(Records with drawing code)
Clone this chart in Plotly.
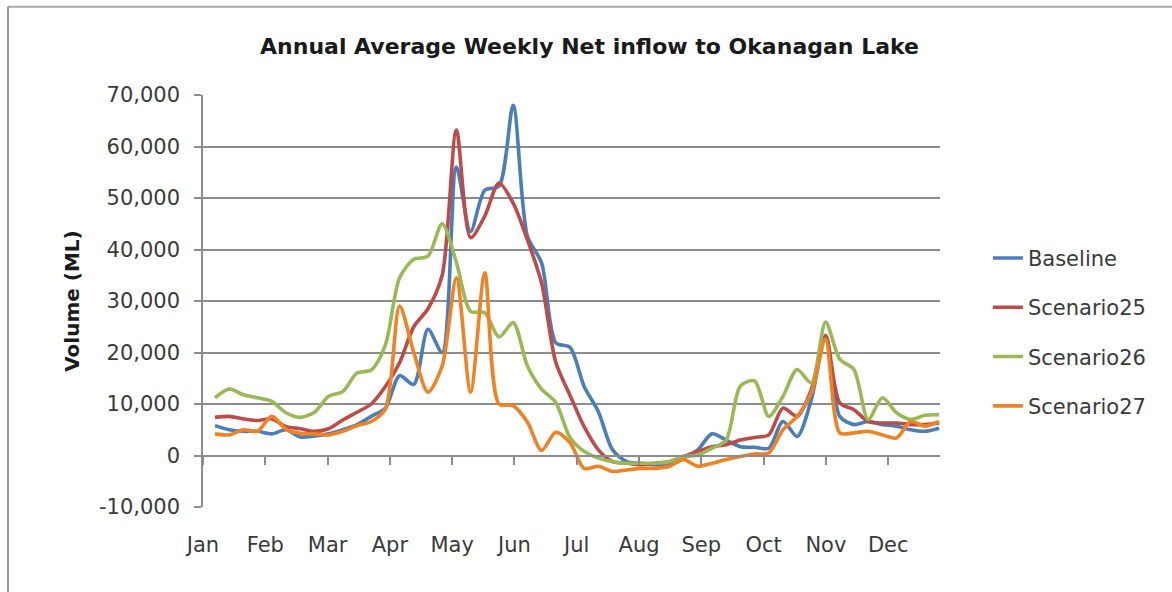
import plotly.graph_objects as go

# weekly net inflow (ML)
weeks = list(range(1, 53))
months = ["Jan", "Feb", "Mar", "Apr", "May", "Jun", "Jul", "Aug", "Sep", "Oct", "Nov", "Dec"]
y_ticks = [-10000, 0, 10000, 20000, 30000, 40000, 50000, 60000, 70000]
y_labels = ["-10,000", "0", "10,000", "20,000", "30,000", "40,000", "50,000", "60,000", "70,000"]

baseline = [5800, 5000, 4700, 4700, 4200, 5000, 3600, 3800, 4200, 5000,
            6000, 7600, 9200, 15500, 13800, 24500, 20000, 56000, 43500, 51500,
            52300, 68000, 42600, 37400, 21900, 21000, 13400, 8500, 1100, -1200,
            -1500, -1800, -1500, -500, 1100, 4200, 3000, 1700, 1600, 1400,
            6600, 3700, 10900, 23300, 7600, 6000, 6600, 6000, 5700, 5000,
            4700, 5300]
scenario25 = [7400, 7600, 7100, 6800, 7100, 5600, 5200, 4700, 5200, 6900,
              8400, 10000, 13400, 18000, 25000, 28500, 35000, 63200, 42300, 46500,
              52900, 49000, 41900, 33500, 18100, 11700, 5600, 1100, -1200, -1500,
              -1800, -1500, -1200, -200, 800, 1700, 2100, 3000, 3500, 4000,
              9200, 7600, 12800, 23300, 10200, 8900, 6600, 6300, 6300, 6000,
              6000, 6300]
scenario26 = [11200, 12900, 11800, 11200, 10500, 8300, 7400, 8400, 11500, 12400,
              16000, 16600, 21500, 34500, 38100, 38700, 45000, 37500, 28000, 27700,
              23000, 25800, 17400, 12900, 10300, 3500, 800, -500, -1200, -1500,
              -1500, -1500, -1200, -200, 100, 1400, 3000, 13500, 14500, 7600,
              11500, 16700, 14100, 25900, 18700, 16700, 7000, 11200, 8300, 7000,
              7800, 7900]
scenario27 = [4200, 4000, 5000, 4700, 7600, 5100, 4300, 4200, 4000, 4700,
              5800, 6600, 9000, 29000, 20000, 12300, 17400, 34500, 12300, 35500,
              10000, 9700, 6500, 1000, 4500, 2500, -2500, -2100, -3100, -2800,
              -2500, -2500, -2100, -800, -2100, -1500, -800, -200, 300, 500,
              5000, 7600, 12200, 22600, 4400, 4400, 4700, 4000, 3400, 6600,
              5700, 6600]

series = [("Baseline", baseline, "#4A7EBB"),
          ("Scenario25", scenario25, "#BE4B48"),
          ("Scenario26", scenario26, "#98B954"),
          ("Scenario27", scenario27, "#F08224")]

FONT = "DejaVu Sans"
x_range = [0.155, 52.06]
month_pos = [0.155 + k * 4.387 for k in range(12)]

fig = go.Figure()
for name, vals, col in series:
    fig.add_trace(go.Scatter(x=weeks, y=vals, name=name, mode="lines",
                             legendgroup=name,
                             line=dict(color=col, width=3.6, shape="spline", smoothing=0.8)))

# invisible trace so the tick axis at y=0 gets drawn
fig.add_trace(go.Scatter(x=weeks, y=baseline, xaxis="x2", mode="lines",
                         opacity=0, showlegend=False, hoverinfo="skip"))

fig.update_layout(
    width=1172, height=592,
    margin=dict(l=203, r=232, t=95, b=85),
    paper_bgcolor="white", plot_bgcolor="white",
    font=dict(family=FONT, size=21, color="#3a3a3a"),
    title=dict(text="Annual Average Weekly Net inflow to Okanagan Lake",
               x=0.503, xref="container", y=0.922, yref="container",
               xanchor="center", yanchor="middle",
               font=dict(family=FONT, size=22, color="#1a1a1a", weight="bold")),
    xaxis=dict(range=x_range, tickvals=month_pos, ticktext=months,
               showgrid=False, zeroline=False, showline=False,
               ticks="outside", ticklen=19, tickcolor="rgba(0,0,0,0)"),
    xaxis2=dict(range=x_range, overlaying="x", anchor="free", position=0.125,
                tickvals=month_pos, showticklabels=False, showgrid=False,
                zeroline=False, showline=True, linecolor="#8c8c8c", linewidth=1.5,
                ticks="outside", ticklen=9, tickcolor="#8c8c8c", tickwidth=1.5),
    yaxis=dict(range=[-10000, 70000], tickvals=y_ticks, ticktext=y_labels,
               showgrid=True, gridcolor="#8c8c8c", gridwidth=1.5, zeroline=False,
               showline=True, linecolor="#8c8c8c", linewidth=1.5,
               ticks="outside", ticklen=7, tickcolor="#8c8c8c", tickwidth=1.5,
               ticklabelstandoff=10),
    legend=dict(x=1.065, y=0.424, xanchor="left", yanchor="middle",
                font=dict(family=FONT, size=21, color="#3a3a3a"),
                tracegroupgap=19, bgcolor="rgba(0,0,0,0)"),
    annotations=[dict(text="<b>Volume (ML)</b>", textangle=-90,
                      xref="paper", yref="paper", x=-0.178, y=0.5,
                      xanchor="center", yanchor="middle", showarrow=False,
                      font=dict(family=FONT, size=20, color="#1a1a1a"))],
    shapes=[dict(type="line", xref="paper", yref="paper",
                 x0=-0.2646, x1=1.32, y0=1.214, y1=1.214,
                 line=dict(color="#a8a8a8", width=2)),
            dict(type="line", xref="paper", yref="paper",
                 x0=-0.2646, x1=-0.2646, y0=1.214, y1=-0.21,
                 line=dict(color="#9a9a9a", width=2))],
)

fig.write_html("out.html", config={"displayModeBar": False},
               post_script="document.body.style.margin='0px';")
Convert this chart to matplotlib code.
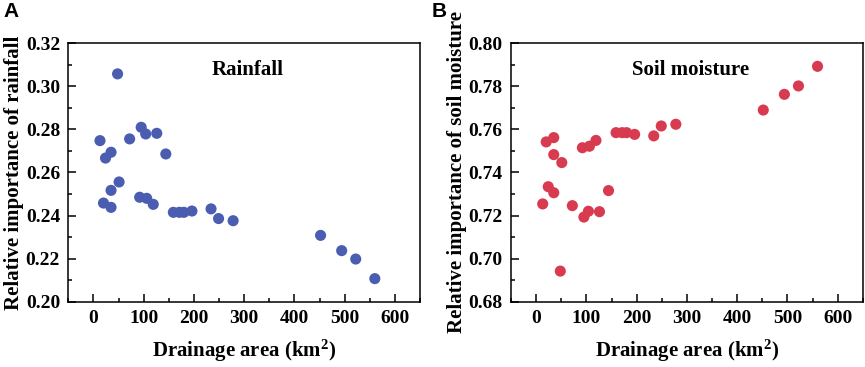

* Directions
Omit pictures; set down the rest of the material word for word.

* Answer to the problem
Clone this chart in Plotly.
import plotly.graph_objects as go

# weekly net inflow (ML)
weeks = list(range(1, 53))
months = ["Jan", "Feb", "Mar", "Apr", "May", "Jun", "Jul", "Aug", "Sep", "Oct", "Nov", "Dec"]
y_ticks = [-10000, 0, 10000, 20000, 30000, 40000, 50000, 60000, 70000]
y_labels = ["-10,000", "0", "10,000", "20,000", "30,000", "40,000", "50,000", "60,000", "70,000"]

baseline = [5800, 5000, 4700, 4700, 4200, 5000, 3600, 3800, 4200, 5000,
            6000, 7600, 9200, 15500, 13800, 24500, 20000, 56000, 43500, 51500,
            52300, 68000, 42600, 37400, 21900, 21000, 13400, 8500, 1100, -1200,
            -1500, -1800, -1500, -500, 1100, 4200, 3000, 1700, 1600, 1400,
            6600, 3700, 10900, 23300, 7600, 6000, 6600, 6000, 5700, 5000,
            4700, 5300]
scenario25 = [7400, 7600, 7100, 6800, 7100, 5600, 5200, 4700, 5200, 6900,
              8400, 10000, 13400, 18000, 25000, 28500, 35000, 63200, 42300, 46500,
              52900, 49000, 41900, 33500, 18100, 11700, 5600, 1100, -1200, -1500,
              -1800, -1500, -1200, -200, 800, 1700, 2100, 3000, 3500, 4000,
              9200, 7600, 12800, 23300, 10200, 8900, 6600, 6300, 6300, 6000,
              6000, 6300]
scenario26 = [11200, 12900, 11800, 11200, 10500, 8300, 7400, 8400, 11500, 12400,
              16000, 16600, 21500, 34500, 38100, 38700, 45000, 37500, 28000, 27700,
              23000, 25800, 17400, 12900, 10300, 3500, 800, -500, -1200, -1500,
              -1500, -1500, -1200, -200, 100, 1400, 3000, 13500, 14500, 7600,
              11500, 16700, 14100, 25900, 18700, 16700, 7000, 11200, 8300, 7000,
              7800, 7900]
scenario27 = [4200, 4000, 5000, 4700, 7600, 5100, 4300, 4200, 4000, 4700,
              5800, 6600, 9000, 29000, 20000, 12300, 17400, 34500, 12300, 35500,
              10000, 9700, 6500, 1000, 4500, 2500, -2500, -2100, -3100, -2800,
              -2500, -2500, -2100, -800, -2100, -1500, -800, -200, 300, 500,
              5000, 7600, 12200, 22600, 4400, 4400, 4700, 4000, 3400, 6600,
              5700, 6600]

series = [("Baseline", baseline, "#4A7EBB"),
          ("Scenario25", scenario25, "#BE4B48"),
          ("Scenario26", scenario26, "#98B954"),
          ("Scenario27", scenario27, "#F08224")]

FONT = "DejaVu Sans"
x_range = [0.155, 52.06]
month_pos = [0.155 + k * 4.387 for k in range(12)]

fig = go.Figure()
for name, vals, col in series:
    fig.add_trace(go.Scatter(x=weeks, y=vals, name=name, mode="lines",
                             legendgroup=name,
                             line=dict(color=col, width=3.6, shape="spline", smoothing=0.8)))

# invisible trace so the tick axis at y=0 gets drawn
fig.add_trace(go.Scatter(x=weeks, y=baseline, xaxis="x2", mode="lines",
                         opacity=0, showlegend=False, hoverinfo="skip"))

fig.update_layout(
    width=1172, height=592,
    margin=dict(l=203, r=232, t=95, b=85),
    paper_bgcolor="white", plot_bgcolor="white",
    font=dict(family=FONT, size=21, color="#3a3a3a"),
    title=dict(text="Annual Average Weekly Net inflow to Okanagan Lake",
               x=0.503, xref="container", y=0.922, yref="container",
               xanchor="center", yanchor="middle",
               font=dict(family=FONT, size=22, color="#1a1a1a", weight="bold")),
    xaxis=dict(range=x_range, tickvals=month_pos, ticktext=months,
               showgrid=False, zeroline=False, showline=False,
               ticks="outside", ticklen=19, tickcolor="rgba(0,0,0,0)"),
    xaxis2=dict(range=x_range, overlaying="x", anchor="free", position=0.125,
                tickvals=month_pos, showticklabels=False, showgrid=False,
                zeroline=False, showline=True, linecolor="#8c8c8c", linewidth=1.5,
                ticks="outside", ticklen=9, tickcolor="#8c8c8c", tickwidth=1.5),
    yaxis=dict(range=[-10000, 70000], tickvals=y_ticks, ticktext=y_labels,
               showgrid=True, gridcolor="#8c8c8c", gridwidth=1.5, zeroline=False,
               showline=True, linecolor="#8c8c8c", linewidth=1.5,
               ticks="outside", ticklen=7, tickcolor="#8c8c8c", tickwidth=1.5,
               ticklabelstandoff=10),
    legend=dict(x=1.065, y=0.424, xanchor="left", yanchor="middle",
                font=dict(family=FONT, size=21, color="#3a3a3a"),
                tracegroupgap=19, bgcolor="rgba(0,0,0,0)"),
    annotations=[dict(text="<b>Volume (ML)</b>", textangle=-90,
                      xref="paper", yref="paper", x=-0.178, y=0.5,
                      xanchor="center", yanchor="middle", showarrow=False,
                      font=dict(family=FONT, size=20, color="#1a1a1a"))],
    shapes=[dict(type="line", xref="paper", yref="paper",
                 x0=-0.2646, x1=1.32, y0=1.214, y1=1.214,
                 line=dict(color="#a8a8a8", width=2)),
            dict(type="line", xref="paper", yref="paper",
                 x0=-0.2646, x1=-0.2646, y0=1.214, y1=-0.21,
                 line=dict(color="#9a9a9a", width=2))],
)

fig.write_html("out.html", config={"displayModeBar": False},
               post_script="document.body.style.margin='0px';")
Convert this chart to matplotlib code.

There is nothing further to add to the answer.